Sundance with Abe: The Last Word

I’m thrilled to be attending and covering the Sundance Film Festival in Park City, Utah for the fourth time. I’ll be seeing as many movies as I can and offering reviews throughout the week.

The Last Word
Directed by Mark Pellington

Most people want to go out on their own terms. There are those who ask not to be hooked up to any machines or to remain alive only if they are mentally aware of where they are and what is going on. How they are perceived by others - their legacy - can be important, but it doesn't usually come first. Obviously, priorities are different for someone who commissions the writing of her obituary while she's still alive.

Harriet Lauler (Shirley MacLaine) is not a particularly nice person. She would pride herself on not meeting that description because she values other qualities, like drive, persistence, and sensibility. Realizing that her days might be numbered, the former businesswoman co-opts Anne (Amanda Seyfried), an obituary writer for the local paper, to interview everyone she knows to craft a fitting tribute. It proves to be a difficult task, as no one has anything remotely positive to say about Harriet, prompting her to try to turn over a new leaf and reshape her impact on the world near the end of her life.

MacLaine is a respected, Oscar-winning actress who has been making films for over sixty years. This is exactly the kind of part that would go to a woman of her age who is still acting regularly, and it is so wonderfully refreshing to see that, unlike a number of her colleagues, there is absolutely nothing phoned-in about her performance. Every line lands, and her delivery is spectacular, enhancing an already funny script. Her pairing with Seyfried is a true success, since Anne does not give in to the fear that Harriet uses to intimidate most in her life and instead gives her plenty of attitude, making for some great interactions.

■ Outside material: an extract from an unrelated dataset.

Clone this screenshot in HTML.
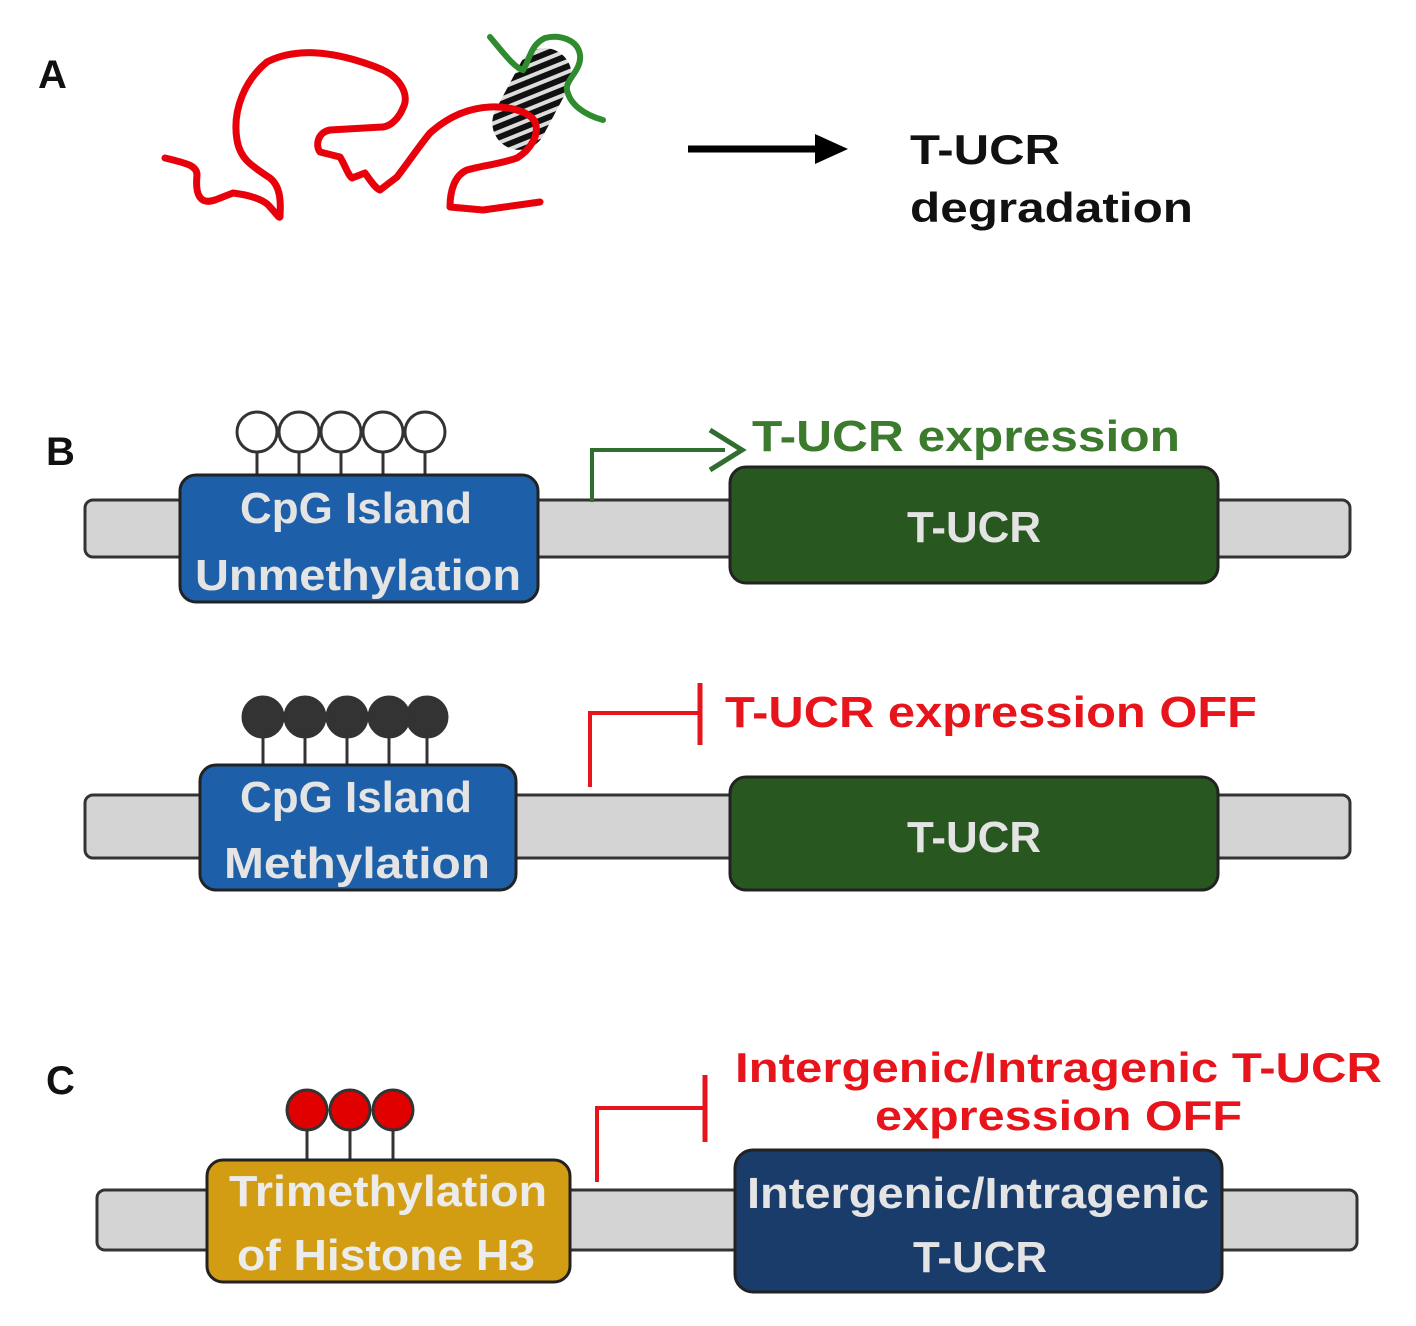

There are some elements of the trajectory of the story in “The Last Word” that are predictable and follow an expected course based on the prototype of this kind of last-hurrah movie. Yet the way it is crafted and structured allows it to work very well, and this trip is full of laughs throughout thanks to the smart performances from MacLaine, Seyfried, and newcomer AnnJewel Lee Dixon as an underprivileged girl Harriet decides to mentor to bolster her reputation. This is an occasionally heartwarming, more often hilarious comedy that is sure to please audiences looking for an above-average comedy with a great cast.